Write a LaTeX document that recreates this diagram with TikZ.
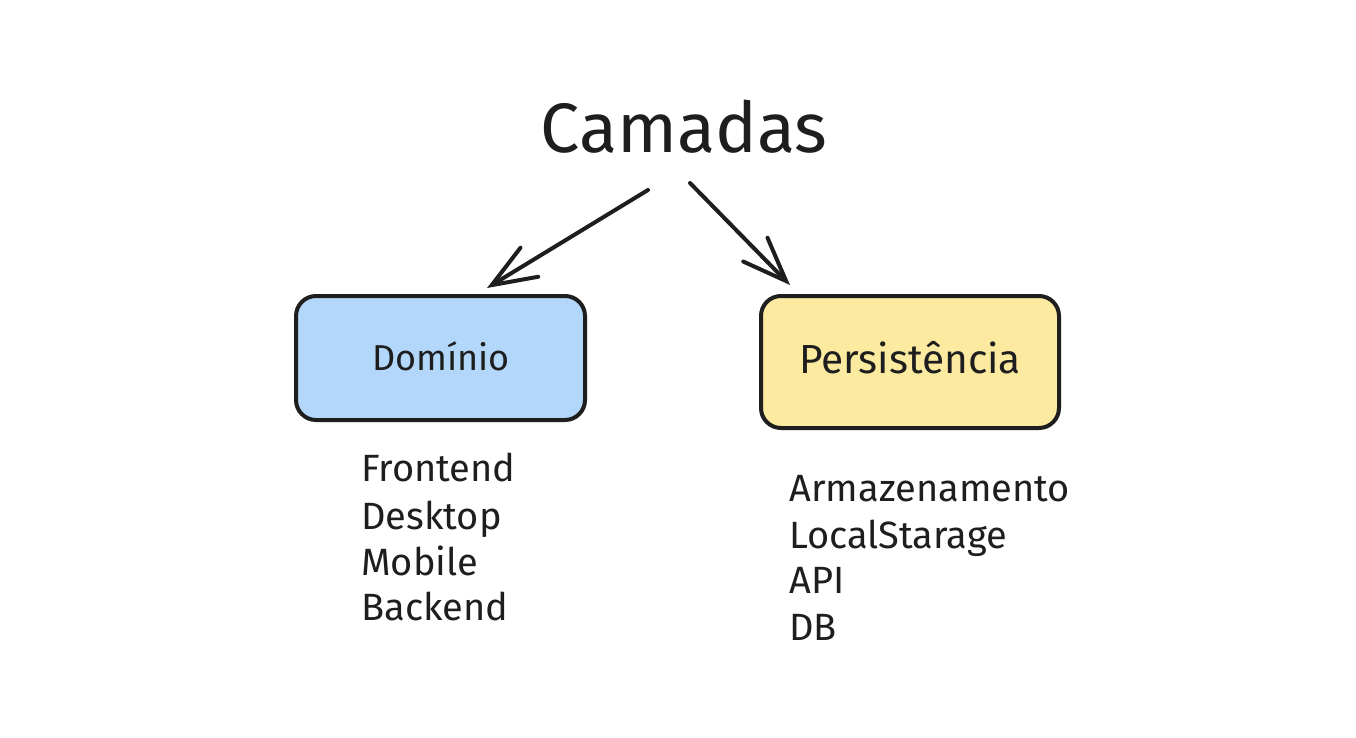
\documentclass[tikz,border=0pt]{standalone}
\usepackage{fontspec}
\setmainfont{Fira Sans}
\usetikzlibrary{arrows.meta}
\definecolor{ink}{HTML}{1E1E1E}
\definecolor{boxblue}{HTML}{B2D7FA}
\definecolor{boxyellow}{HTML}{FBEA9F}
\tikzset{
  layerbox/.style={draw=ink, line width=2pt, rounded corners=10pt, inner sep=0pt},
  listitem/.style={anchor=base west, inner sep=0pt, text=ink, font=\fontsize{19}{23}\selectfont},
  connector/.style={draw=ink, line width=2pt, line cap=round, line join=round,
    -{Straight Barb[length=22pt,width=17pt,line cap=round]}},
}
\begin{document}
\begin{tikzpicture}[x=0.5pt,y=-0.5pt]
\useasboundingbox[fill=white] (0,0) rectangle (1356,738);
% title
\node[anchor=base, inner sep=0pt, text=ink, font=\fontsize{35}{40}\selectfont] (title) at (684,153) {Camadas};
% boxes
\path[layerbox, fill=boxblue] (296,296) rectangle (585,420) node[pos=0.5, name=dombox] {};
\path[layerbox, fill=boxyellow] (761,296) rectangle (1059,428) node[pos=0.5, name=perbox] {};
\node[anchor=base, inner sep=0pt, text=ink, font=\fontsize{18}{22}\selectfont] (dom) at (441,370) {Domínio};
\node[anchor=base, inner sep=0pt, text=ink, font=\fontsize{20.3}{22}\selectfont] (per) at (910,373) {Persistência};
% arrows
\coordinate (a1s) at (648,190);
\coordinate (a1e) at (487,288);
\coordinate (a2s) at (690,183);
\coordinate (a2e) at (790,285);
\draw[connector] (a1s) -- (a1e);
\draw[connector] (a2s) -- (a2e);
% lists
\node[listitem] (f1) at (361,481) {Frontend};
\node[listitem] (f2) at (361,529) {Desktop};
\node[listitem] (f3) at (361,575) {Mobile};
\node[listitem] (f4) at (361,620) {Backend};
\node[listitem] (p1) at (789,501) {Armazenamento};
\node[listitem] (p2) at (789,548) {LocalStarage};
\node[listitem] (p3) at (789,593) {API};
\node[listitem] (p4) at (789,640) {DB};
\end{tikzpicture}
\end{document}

_____

Strip out the pictures and quote the remaining data word for word.

Write a LaTeX document that recreates this diagram with TikZ.
\documentclass[tikz,border=0pt]{standalone}
\usepackage{fontspec}
\setmainfont{Fira Sans}
\usetikzlibrary{arrows.meta}
\definecolor{ink}{HTML}{1E1E1E}
\definecolor{boxblue}{HTML}{B2D7FA}
\definecolor{boxyellow}{HTML}{FBEA9F}
\tikzset{
  layerbox/.style={draw=ink, line width=2pt, rounded corners=10pt, inner sep=0pt},
  listitem/.style={anchor=base west, inner sep=0pt, text=ink, font=\fontsize{19}{23}\selectfont},
  connector/.style={draw=ink, line width=2pt, line cap=round, line join=round,
    -{Straight Barb[length=22pt,width=17pt,line cap=round]}},
}
\begin{document}
\begin{tikzpicture}[x=0.5pt,y=-0.5pt]
\useasboundingbox[fill=white] (0,0) rectangle (1356,738);
% title
\node[anchor=base, inner sep=0pt, text=ink, font=\fontsize{35}{40}\selectfont] (title) at (684,153) {Camadas};
% boxes
\path[layerbox, fill=boxblue] (296,296) rectangle (585,420) node[pos=0.5, name=dombox] {};
\path[layerbox, fill=boxyellow] (761,296) rectangle (1059,428) node[pos=0.5, name=perbox] {};
\node[anchor=base, inner sep=0pt, text=ink, font=\fontsize{18}{22}\selectfont] (dom) at (441,370) {Domínio};
\node[anchor=base, inner sep=0pt, text=ink, font=\fontsize{20.3}{22}\selectfont] (per) at (910,373) {Persistência};
% arrows
\coordinate (a1s) at (648,190);
\coordinate (a1e) at (487,288);
\coordinate (a2s) at (690,183);
\coordinate (a2e) at (790,285);
\draw[connector] (a1s) -- (a1e);
\draw[connector] (a2s) -- (a2e);
% lists
\node[listitem] (f1) at (361,481) {Frontend};
\node[listitem] (f2) at (361,529) {Desktop};
\node[listitem] (f3) at (361,575) {Mobile};
\node[listitem] (f4) at (361,620) {Backend};
\node[listitem] (p1) at (789,501) {Armazenamento};
\node[listitem] (p2) at (789,548) {LocalStarage};
\node[listitem] (p3) at (789,593) {API};
\node[listitem] (p4) at (789,640) {DB};
\end{tikzpicture}
\end{document}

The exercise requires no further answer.